Dominique ROUSSEAU, Professeur à l’Université Paris 1 Panthéon Sorbonne

    Avocat, Robert Badinter était contre la peine de mort. Ministre, Robert Badinter a fait voter l’abolition de la peine de mort. Avocat, Eric Dupond-Moretti était contre les peines de sûreté. Ministre, Eric Dupond-Moretti a fait voter la loi établissant les peines de sûreté. Par ce seul geste, il affaiblissait non la magistrature mais le métier d’avocat et la fonction de ministre puisqu’il faisait en live la démonstration que ses convictions ne valent rien contre un maroquin ministériel. Autre temps, autre mœurs…

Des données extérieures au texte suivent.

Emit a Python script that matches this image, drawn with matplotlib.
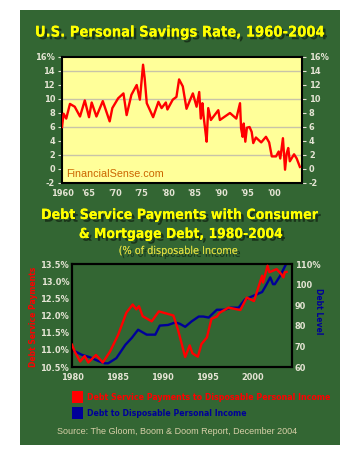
import os
import matplotlib
matplotlib.use('Agg')
import matplotlib.pyplot as plt
import matplotlib.patheffects as pe
from matplotlib import font_manager as fm
from matplotlib.patches import Rectangle

# ---------------- Data ----------------
# U.S. personal savings rate (%)
sav_years = [1960.0, 1960.3, 1960.8, 1961.5, 1962.4, 1963.4, 1964.3, 1965.1, 1965.6, 1966.5,
             1967.7, 1969.0, 1969.5, 1970.6, 1971.6, 1972.2, 1973.1, 1974.1, 1974.7, 1975.3,
             1975.6, 1976.0, 1977.2, 1978.2, 1978.8, 1979.6, 1979.9, 1980.9, 1981.6, 1982.1,
             1982.8, 1983.5, 1984.2, 1984.7, 1985.4, 1985.9, 1986.2, 1986.5, 1986.7, 1987.0,
             1987.3, 1987.6, 1988.1, 1989.5, 1989.8, 1991.7, 1992.9, 1993.6, 1993.8, 1994.1,
             1994.3, 1994.6, 1994.9, 1995.4, 1995.8, 1996.1, 1996.6, 1997.6, 1998.5, 1999.1,
             1999.6, 2000.4, 2000.9, 2001.2, 2001.7, 2002.1, 2002.4, 2002.7, 2003.0, 2003.8,
             2004.3, 2004.9]
sav_rate = [6.0, 7.9, 7.2, 9.3, 8.9, 7.5, 9.8, 7.4, 9.5, 7.5,
            9.7, 6.8, 8.7, 10.1, 10.8, 7.7, 10.6, 12.0, 9.9, 14.9,
            13.0, 9.4, 7.4, 9.6, 8.7, 9.5, 8.5, 9.9, 10.3, 12.8,
            11.8, 8.6, 9.9, 10.8, 8.9, 11.0, 7.2, 9.4, 7.7, 5.8,
            3.9, 8.7, 7.0, 8.4, 7.0, 8.0, 7.2, 9.4, 5.8, 4.6,
            6.5, 3.9, 5.9, 6.0, 5.3, 3.7, 4.5, 3.8, 4.6, 3.8,
            1.8, 1.8, 2.5, 1.5, 4.4, -0.1, 2.2, 3.0, 1.1, 2.1,
            1.5, 0.3]
sav_ticks = [-2, 0, 2, 4, 6, 8, 10, 12, 14, 16]
sav_ticklabels = ['-2', '0', '2', '4', '6', '8', '10', '12', '14', '16%']
sav_xticks = [1960, 1965, 1970, 1975, 1980, 1985, 1990, 1995, 2000]
sav_xticklabels = ['1960', "'65", "'70", "'75", "'80", "'85", "'90", "'95", "'00"]

# Debt service payments (% of disposable income)
dsp_years = [1980.0, 1980.3, 1980.9, 1981.4, 1981.8, 1982.65, 1983.4, 1984.2, 1985.1, 1986.0,
             1986.7, 1987.1, 1987.4, 1987.8, 1988.8, 1989.6, 1991.2, 1991.7, 1992.5, 1993.0,
             1993.3, 1993.9, 1994.3, 1994.9, 1995.4, 1996.0, 1996.3, 1996.9, 1997.3, 1998.2,
             1998.6, 1999.3, 2000.1, 2001.0, 2001.1, 2001.6, 2001.8, 2002.6, 2003.1, 2003.35,
             2003.5, 2003.7]
dsp_pct = [11.15, 10.95, 10.66, 10.82, 10.63, 10.85, 10.63, 10.95, 11.44, 12.08,
           12.32, 12.18, 12.27, 11.98, 11.83, 12.12, 12.0, 11.59, 10.79, 11.13,
           10.9, 10.8, 11.17, 11.36, 11.9, 11.97, 12.08, 12.17, 12.23, 12.18,
           12.16, 12.52, 12.42, 13.16, 12.96, 13.45, 13.26, 13.35, 13.21, 13.11,
           13.26, 13.27]

# Debt to disposable personal income (%)
debt_years = [1980.0, 1981.1, 1982.0, 1982.9, 1983.6, 1984.0, 1984.9, 1985.9, 1986.6, 1987.3,
              1988.25, 1989.2, 1989.7, 1990.6, 1991.4, 1991.9, 1992.5, 1993.2, 1994.0, 1994.5,
              1995.1, 1995.4, 1996.0, 1996.9, 1997.5, 1998.4, 1999.1, 2000.0, 2001.0, 2001.4,
              2001.9, 2002.2, 2002.4, 2003.0, 2003.65]
debt_pct = [68.3, 65.9, 64.7, 62.9, 61.8, 61.8, 64.3, 70.8, 74.1, 78.1,
            75.7, 75.7, 80.1, 80.4, 81.6, 81.0, 79.5, 82.1, 84.5, 84.5,
            84.0, 85.3, 87.8, 87.8, 88.8, 88.8, 92.8, 94.5, 96.4, 99.4,
            103.5, 100.2, 100.2, 104.3, 110.0]

dsp_ticks = [10.5, 11.0, 11.5, 12.0, 12.5, 13.0, 13.5]
dsp_ticklabels = ['10.5%', '11.0%', '11.5%', '12.0%', '12.5%', '13.0%', '13.5%']
debt_ticks = [60, 70, 80, 90, 100, 110]
debt_ticklabels = ['60', '70', '80', '90', '100', '110%']
debt_xticks = [1980, 1985, 1990, 1995, 2000]

# ---------------- Fonts: prefer a narrow face, else Roboto ----------------
def find_narrow(bold):
    hits = []
    for f in fm.fontManager.ttflist:
        base = os.path.basename(f.fname)
        narrow = any(k in base or k in f.name for k in ('Condensed', 'Narrow'))
        if not narrow or 'Italic' in base or 'Oblique' in base:
            continue
        if ('Bold' in base) != bold or 'Extra' in base or 'Light' in base or 'Semi' in base:
            continue
        hits.append(f.fname)
    hits.sort()
    return fm.FontProperties(fname=hits[0]) if hits else None


BOLD = find_narrow(True) or fm.FontProperties(family=['Roboto', 'DejaVu Sans'], weight='bold')
REG = find_narrow(False) or fm.FontProperties(family=['Roboto', 'DejaVu Sans'])
ARIAL = fm.FontProperties(family=['Liberation Sans', 'DejaVu Sans'])

# ---------------- Style ----------------
GREEN = '#336633'
PANEL = '#FFFF99'
TICK = '#E4E4D4'
YELLOW = '#FFFF00'

shadow = [pe.withSimplePatchShadow(offset=(2, -2), shadow_rgbFace='#102010', alpha=0.7), pe.Normal()]

fig = plt.figure(figsize=(3.5, 4.65), dpi=100)
fig.patch.set_facecolor('white')
fig.patches.append(Rectangle((20 / 350, 1 - 445 / 465), 320 / 350, 435 / 465,
                             transform=fig.transFigure, facecolor=GREEN, edgecolor='none', zorder=-10))


def style_axes(ax):
    ax.set_facecolor(PANEL)
    for s in ax.spines.values():
        s.set_color('black')
        s.set_linewidth(1.5)
    ax.tick_params(colors=TICK, length=3, width=0.8, pad=2)


fitted = []  # (text, target width in px, max fontsize)


def ftext(x, y, s, target, maxsize, prop, **kw):
    t = fig.text(x / 350, 1 - y / 465, s, fontproperties=prop.copy(), ha=kw.pop('ha', 'center'),
                 va='center', **kw)
    t.set_fontsize(maxsize)
    fitted.append((t, target, maxsize))
    return t


# ---------------- Savings rate chart ----------------
ax1 = fig.add_axes([62 / 350, 1 - 183 / 465, 240 / 350, 126 / 465])
style_axes(ax1)
ax1.plot(sav_years, sav_rate, color='#FF0000', lw=1.7, zorder=3)
ax1.set_xlim(1960, 2005.3)
ax1.set_ylim(-2, 16)
ax1.set_yticks(sav_ticks)
ax1.set_yticklabels(sav_ticklabels)
ax1.set_xticks(sav_xticks)
ax1.set_xticklabels(sav_xticklabels)
ax1.tick_params(axis='y', left=True, right=True, labelleft=True, labelright=True)
ax1.tick_params(axis='x', length=0, pad=4)
for y in [2, 6, 10, 14]:
    ax1.axhline(y, color='#C8C4A8', lw=1.0, zorder=1)
fs = ax1.text(0.017, 0.07, 'FinancialSense.com', transform=ax1.transAxes, color='#CC6600',
              fontproperties=ARIAL.copy(), va='center', ha='left')
fs.set_fontsize(9)
fitted.append((fs, 98, 9))

ftext(180, 32, 'U.S. Personal Savings Rate, 1960-2004', 290, 15, BOLD, color=YELLOW,
      path_effects=shadow)

# ---------------- Debt service chart ----------------
ax2 = fig.add_axes([72 / 350, 1 - 367 / 465, 220 / 350, 103 / 465])
ax3 = ax2.twinx()
style_axes(ax3)
style_axes(ax2)
ax2.set_zorder(ax3.get_zorder() + 1)
ax2.patch.set_visible(False)

ax3.plot(debt_years, debt_pct, color='#000099', lw=1.7, zorder=3)
ax2.plot(dsp_years, dsp_pct, color='#FF0000', lw=1.7, zorder=3)
ax2.set_xlim(1980, 2004.3)
ax2.set_ylim(10.5, 13.5)
ax3.set_ylim(60, 110)
ax2.set_yticks(dsp_ticks)
ax2.set_yticklabels(dsp_ticklabels)
ax3.set_yticks(debt_ticks)
ax3.set_yticklabels(debt_ticklabels)
ax2.set_xticks(debt_xticks)
ax2.set_xticklabels([str(y) for y in debt_xticks])
ax2.tick_params(axis='x', length=0, pad=4)
ax2.tick_params(axis='y', length=0)
ax3.tick_params(axis='y', length=0)

for ax in (ax1, ax2, ax3):
    for lab in ax.get_xticklabels() + ax.get_yticklabels():
        lab.set_fontproperties(BOLD.copy())
        lab.set_fontsize(9)

ftext(33, 317, 'Debt Service Payments', 100, 9.5, BOLD, color='#FF0000', rotation=90)
ftext(318, 311, 'Debt Level', 46, 9.5, BOLD, color='#000099', rotation=-90)

ftext(180, 215, 'Debt Service Payments with Consumer', 275, 14, BOLD, color=YELLOW,
      path_effects=shadow)
ftext(180, 234, '& Mortgage Debt, 1980-2004', 203, 14, BOLD, color=YELLOW,
      path_effects=shadow)
ftext(178, 251, '(% of disposable Income', 118, 10, REG, color='#D8D840',
      path_effects=shadow)

# ---------------- Legend & source ----------------
legend_items = [('Debt Service Payments to Disposable Personal Income', '#FF0000', 397, 244),
                ('Debt to Disposable Personal Income', '#000099', 413, 161)]
for label, col, ypx, wpx in legend_items:
    fig.patches.append(Rectangle((72 / 350, 1 - (ypx + 6) / 465), 11 / 350, 12 / 465,
                                 transform=fig.transFigure, facecolor=col, edgecolor='none'))
    ftext(87, ypx, label, wpx, 9, BOLD, color=col, ha='left')

ftext(177, 431, 'Source: The Gloom, Boom & Doom Report, December 2004', 240, 7, ARIAL,
      color='#D8D0A8')

# fit texts to the widths measured on the reference
for _ in range(2):
    fig.canvas.draw()
    r = fig.canvas.get_renderer()
    for t, target, maxsize in fitted:
        bb = t.get_window_extent(r)
        w = bb.height if t.get_rotation() % 180 == 90 else bb.width
        t.set_fontsize(min(maxsize, t.get_fontsize() * target / w))

# tick labels: "1960" is about 20 px wide in the reference (allow a little more)
fig.canvas.draw()
r = fig.canvas.get_renderer()
w1960 = ax1.get_xticklabels()[0].get_window_extent(r).width
tsize = min(9.5, 9 * 23 / w1960)
for ax in (ax1, ax2, ax3):
    for lab in ax.get_xticklabels() + ax.get_yticklabels():
        lab.set_fontsize(tsize)

fig.savefig('out.png', dpi=100, facecolor=fig.get_facecolor())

    Plus grave – si possible ! – le garde des sceaux a le pouvoir d’interférer dans des affaires où, avant sa nomination, il était l’avocat d’une des parties, voire une partie. Concrètement, l’avocat Eric Dupond-Moretti a déposé une plainte pour violation du secret professionnel et atteinte à la vie privée dans l’affaire des écoutes téléphoniques diligentées par le Parquet national financier pour savoir qui avait informé Nicolas Sarkozy qu’il était sur écoute téléphonique dans le cadre d’une affaire sur un possible trafic d’influence. Devenu ministre, il retire sa plainte mais demande à l’inspection générale de la justice de conduire une enquête administrative pouvant déboucher sur une procédure disciplinaire contre… trois magistrats nommément désignés du Parquet national financier. Là encore, d’un seul geste, le ministre de la Justice porte atteinte au principe de la présomption d’innocence et se met objectivement dans une situation d’abus de pouvoir et de conflit d’intérêts.  D’ailleurs, le 6 octobre, la Haute Autorité pour la transparence de la vie publique a demandé au ministre de lui expliquer comment il compte éviter ces possibles conflits d’intérêts dans l’exercice de ses fonctions ministérielles.

    L’autorité d’un ministre de la justice sur l’institution judiciaire dépend de ses qualités personnelles d’intégrité et du respect à l’égard des trois acteurs principaux de l’institution : les magistrats, les greffiers et les avocats. Or, aujourd’hui, tout le monde doute et ce doute rend malade la Justice. Et par ricochet rend malade la démocratie. Car la Justice a toujours été un « marqueur » de la démocratie. Les sociétés sont sorties de la barbarie lorsqu’elles ont abandonné le lynchage pour la Justice, institution de la mesure et de l’équilibre parce qu’elle fonctionne sur les principes du contradictoire, de l’impartialité et de l’indépendance. L’indépendance des magistrats comme celle des journalistes n’est pas un privilège corporatiste mais une garantie pour le justiciable que son procès sera conduit en dehors de toute pression. Une société qui voit un ministre de l’intérieur flatter la police et un ministre de la justice dénigrer la magistrature est une société qui va mal.